## start Exercise data

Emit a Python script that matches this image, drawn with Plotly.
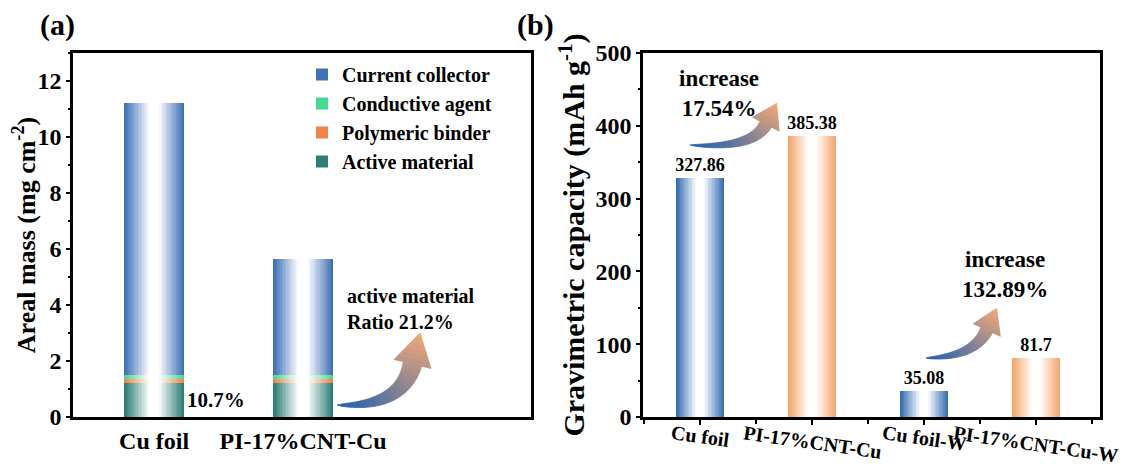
import math
import plotly.graph_objects as go

# ---------------- data ----------------
# panel (a): areal mass of electrode components (mg cm^-2)
a_categories = ["Cu foil", "PI-17%CNT-Cu"]
a_active = [1.20, 1.20]
a_binder = [0.15, 0.15]
a_agent = [0.15, 0.15]
a_collector = [9.71, 4.16]
a_segment_names = ["Active material", "Polymeric binder", "Conductive agent", "Current collector"]

# panel (b): gravimetric capacity (mAh g^-1)
b_categories = ["Cu foil", "PI-17%CNT-Cu", "Cu foil-W", "PI-17%CNT-Cu-W"]
b_capacity = [327.86, 385.38, 35.08, 81.7]
b_increase = ["17.54%", "132.89%"]

# ---------------- style ----------------
FONT = "Liberation Serif"
OFF = 8                      # default page (body) margin in the browser
W, H = 1143 - OFF, 466 - OFF  # figure size so it fills the window
A_COLORS = ["#267a70", "#ee7f45", "#3fd98c", "#3b6db4"]
B_BLUE, B_ORANGE = "#2c67ae", "#f3a265"
WIDTH_A, WIDTH_B = 0.40, 0.43
NLAYER = 18


def fx(px):   # window pixel -> paper x
    return (px - OFF) / W


def fy(py):   # window pixel -> paper y
    return 1 - (py - OFF) / H


def hex_rgb(c):
    return int(c[1:3], 16), int(c[3:5], 16), int(c[5:7], 16)


def mix(c1, c2, t):
    r1, g1, b1 = hex_rgb(c1)
    r2, g2, b2 = hex_rgb(c2)
    return "rgb(%d,%d,%d)" % (round(r1 + (r2 - r1) * t), round(g1 + (g2 - g1) * t), round(b1 + (b2 - b1) * t))


def layers(n):
    for k in range(n):
        yield k, 1 - k / n, min(1.0, (k + 0.5) / n / 0.85)


fig = go.Figure()

# ---- panel (a): stacked gradient bars ----
xa = list(range(len(a_categories)))
segments = [a_active, a_binder, a_agent, a_collector]
base = [0.0] * len(xa)
for si, (name, vals, col) in enumerate(zip(a_segment_names, segments, A_COLORS)):
    for k, fw, t in layers(NLAYER):
        fig.add_trace(go.Bar(
            x=xa, y=vals, base=base, width=WIDTH_A * fw,
            marker=dict(color=mix(col, "#ffffff", t), line=dict(width=0)),
            name=name, showlegend=(k == 0), legendrank=10 - si,
            hoverinfo="skip", xaxis="x", yaxis="y"))
    base = [b + v for b, v in zip(base, vals)]

totals = base
ratios = ["%.1f%%" % (a / tot * 100) for a, tot in zip(a_active, totals)]

# ---- panel (b): gradient bars ----
xb = list(range(len(b_categories)))
b_cols = [B_BLUE, B_ORANGE, B_BLUE, B_ORANGE]
for k, fw, t in layers(NLAYER):
    fig.add_trace(go.Bar(
        x=xb, y=b_capacity, width=WIDTH_B * fw,
        marker=dict(color=[mix(c, "#ffffff", t) for c in b_cols], line=dict(width=0)),
        text=["%g" % v for v in b_capacity] if k == 0 else None,
        textposition="outside", constraintext="none", cliponaxis=False,
        textfont=dict(family=FONT, size=18, color="black", weight="bold"),
        showlegend=False, hoverinfo="skip", xaxis="x2", yaxis="y2"))


# ---- decorative gradient arrows (window pixel geometry -> paper) ----
def P(pt):
    return "%.5f,%.5f" % (fx(pt[0]), fy(pt[1]))


def arrow(p0, p2, tip, head_half, body_w, L, c0="#1f5fae", c1="#f4a874", m=26):
    dx, dy = tip[0] - p2[0], tip[1] - p2[1]
    d = math.hypot(dx, dy)
    ux, uy = dx / d, dy / d
    p1 = (p2[0] - ux * L, p2[1] - uy * L)
    rows = []
    for i in range(m + 1):
        s = i / m
        x = (1 - s) ** 2 * p0[0] + 2 * (1 - s) * s * p1[0] + s * s * p2[0]
        y = (1 - s) ** 2 * p0[1] + 2 * (1 - s) * s * p1[1] + s * s * p2[1]
        tx = 2 * (1 - s) * (p1[0] - p0[0]) + 2 * s * (p2[0] - p1[0])
        ty = 2 * (1 - s) * (p1[1] - p0[1]) + 2 * s * (p2[1] - p1[1])
        tl = math.hypot(tx, ty)
        nx, ny = -ty / tl, tx / tl
        w = body_w / 2 * (s ** 0.65)
        rows.append(((x + nx * w, y + ny * w), (x - nx * w, y - ny * w)))
    out = []
    for i in range(m):
        a1, b1 = rows[i]
        a2, b2 = rows[i + 1]
        col = mix(c0, c1, 0.72 * (i + 0.5) / m)
        out.append(dict(type="path", xref="paper", yref="paper", layer="above",
                        path="M%s L%s L%s L%s Z" % (P(a1), P(a2), P(b2), P(b1)),
                        fillcolor=col, line=dict(color=col, width=0.8)))
    px_, py_ = -uy, ux
    nh = 6
    for j in range(nh):
        u0, u1 = j / nh, (j + 1) / nh
        h0, h1 = head_half * (1 - u0), head_half * (1 - u1)
        c0x, c0y = p2[0] + dx * u0, p2[1] + dy * u0
        c1x, c1y = p2[0] + dx * u1, p2[1] + dy * u1
        col = mix(c0, c1, 0.72 + 0.28 * (j + 0.5) / nh)
        pts = [(c0x + px_ * h0, c0y + py_ * h0), (c1x + px_ * h1, c1y + py_ * h1),
               (c1x - px_ * h1, c1y - py_ * h1), (c0x - px_ * h0, c0y - py_ * h0)]
        out.append(dict(type="path", xref="paper", yref="paper", layer="above",
                        path="M%s L%s L%s L%s Z" % tuple(P(p) for p in pts),
                        fillcolor=col, line=dict(color=col, width=0.8)))
    return out


shapes = []
shapes += arrow((337, 405), (412.5, 364), (420, 333), 19, 19, 45)
shapes += arrow((690, 145), (765.8, 124.2), (776.7, 103.3), 15, 13, 28)
shapes += arrow((926, 358), (986.7, 330), (996.7, 308.3), 15, 13, 30)

bold = dict(family=FONT, color="black", weight="bold")
annotations = [
    dict(text="(a)", x=fx(57), y=fy(25), xref="paper", yref="paper", showarrow=False,
         xanchor="center", yanchor="middle", font=dict(bold, size=30)),
    dict(text="(b)", x=fx(535), y=fy(25), xref="paper", yref="paper", showarrow=False,
         xanchor="center", yanchor="middle", font=dict(bold, size=30)),
    dict(text=ratios[0], x=0.21, y=0.6, xref="x", yref="y", xanchor="left", yanchor="middle",
         showarrow=False, font=dict(bold, size=21)),
    dict(text="active material<br>Ratio " + ratios[1], x=1.28, y=3.85, xref="x", yref="y",
         xanchor="left", yanchor="middle", align="left", showarrow=False, font=dict(bold, size=20)),
    dict(text="increase<br>" + b_increase[0], x=0.17, y=445, xref="x2", yref="y2",
         xanchor="center", yanchor="middle", showarrow=False, align="center",
         font=dict(bold, size=23)),
    dict(text="increase<br>" + b_increase[1], x=2.72, y=196, xref="x2", yref="y2",
         xanchor="center", yanchor="middle", showarrow=False, align="center",
         font=dict(bold, size=23)),
]
for i, c in enumerate(b_categories):
    annotations.append(dict(text=c, x=i, xref="x2", y=fy(419), yref="paper",
                            xanchor="center", yanchor="top", textangle=8, showarrow=False,
                            font=dict(bold, size=20)))

axis_common = dict(showline=True, linecolor="black", linewidth=2.5, mirror=True,
                   showgrid=False, zeroline=False, tickcolor="black", tickwidth=2,
                   automargin=False)
ydom = [fy(417), fy(53)]

fig.update_layout(
    width=W, height=H, margin=dict(l=0, r=0, t=0, b=0, autoexpand=False),
    paper_bgcolor="white", plot_bgcolor="white",
    barmode="overlay", bargap=0,
    font=dict(family=FONT, color="black", size=18),
    showlegend=True,
    legend=dict(x=fx(302), y=fy(55), xanchor="left", yanchor="top",
                bgcolor="rgba(0,0,0,0)", font=dict(bold, size=20), itemwidth=30),
    xaxis=dict(axis_common, domain=[fx(73), fx(531)], range=[-0.544, 2.53],
               tickmode="array", tickvals=xa, ticktext=a_categories, ticks="",
               tickfont=dict(bold, size=24), anchor="y"),
    yaxis=dict(axis_common, domain=ydom, range=[0, 13], dtick=2, ticks="outside", ticklen=4,
               minor=dict(dtick=1, ticks="outside", ticklen=2, tickwidth=2, tickcolor="black"),
               tickfont=dict(bold, size=24), anchor="x",
               title=dict(text="Areal mass (mg cm<sup>-2</sup>)", font=dict(bold, size=26), standoff=2)),
    xaxis2=dict(axis_common, domain=[fx(643), fx(1100)], range=[-0.51, 3.57],
                tickmode="linear", tick0=0, dtick=1, ticks="outside", ticklen=5,
                showticklabels=False, anchor="y2",
                minor=dict(tickmode="linear", tick0=0, dtick=0.5, ticks="outside", ticklen=4,
                           tickwidth=2, tickcolor="black")),
    yaxis2=dict(axis_common, domain=ydom, range=[0, 500], dtick=100, ticks="outside", ticklen=4,
                minor=dict(dtick=50, ticks="outside", ticklen=2, tickwidth=2, tickcolor="black"),
                tickfont=dict(bold, size=24), anchor="x2",
                title=dict(text="Gravimetric capacity (mAh g<sup>-1</sup>)", font=dict(bold, size=30),
                           standoff=2)),
    shapes=shapes,
    annotations=annotations,
)

fig.write_html("out.html")
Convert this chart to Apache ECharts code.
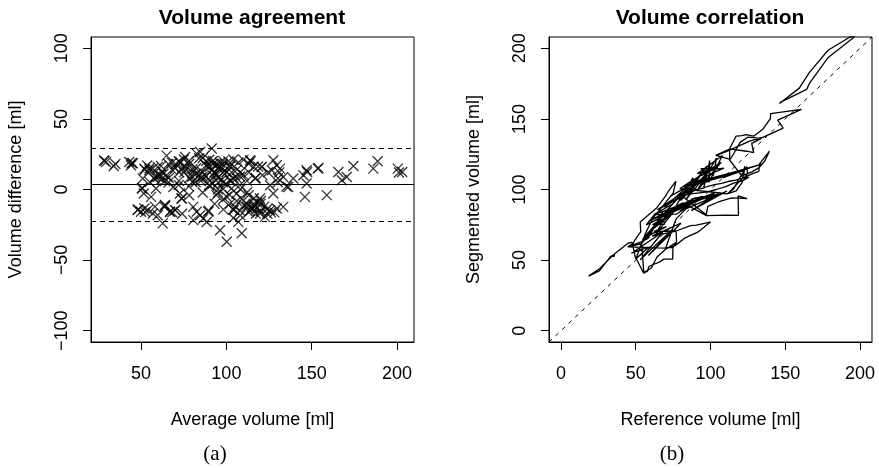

## end Exercise data

* What this task involves *
Look at the listing and set down only the lines from its start through the line with "fig = go.Figure()", word for word and without pictures.

* Response *
Emit a Python script that matches this image, drawn with Plotly.
import math
import plotly.graph_objects as go

# ---------------- data ----------------
# panel (a): areal mass of electrode components (mg cm^-2)
a_categories = ["Cu foil", "PI-17%CNT-Cu"]
a_active = [1.20, 1.20]
a_binder = [0.15, 0.15]
a_agent = [0.15, 0.15]
a_collector = [9.71, 4.16]
a_segment_names = ["Active material", "Polymeric binder", "Conductive agent", "Current collector"]

# panel (b): gravimetric capacity (mAh g^-1)
b_categories = ["Cu foil", "PI-17%CNT-Cu", "Cu foil-W", "PI-17%CNT-Cu-W"]
b_capacity = [327.86, 385.38, 35.08, 81.7]
b_increase = ["17.54%", "132.89%"]

# ---------------- style ----------------
FONT = "Liberation Serif"
OFF = 8                      # default page (body) margin in the browser
W, H = 1143 - OFF, 466 - OFF  # figure size so it fills the window
A_COLORS = ["#267a70", "#ee7f45", "#3fd98c", "#3b6db4"]
B_BLUE, B_ORANGE = "#2c67ae", "#f3a265"
WIDTH_A, WIDTH_B = 0.40, 0.43
NLAYER = 18


def fx(px):   # window pixel -> paper x
    return (px - OFF) / W


def fy(py):   # window pixel -> paper y
    return 1 - (py - OFF) / H


def hex_rgb(c):
    return int(c[1:3], 16), int(c[3:5], 16), int(c[5:7], 16)


def mix(c1, c2, t):
    r1, g1, b1 = hex_rgb(c1)
    r2, g2, b2 = hex_rgb(c2)
    return "rgb(%d,%d,%d)" % (round(r1 + (r2 - r1) * t), round(g1 + (g2 - g1) * t), round(b1 + (b2 - b1) * t))


def layers(n):
    for k in range(n):
        yield k, 1 - k / n, min(1.0, (k + 0.5) / n / 0.85)


fig = go.Figure()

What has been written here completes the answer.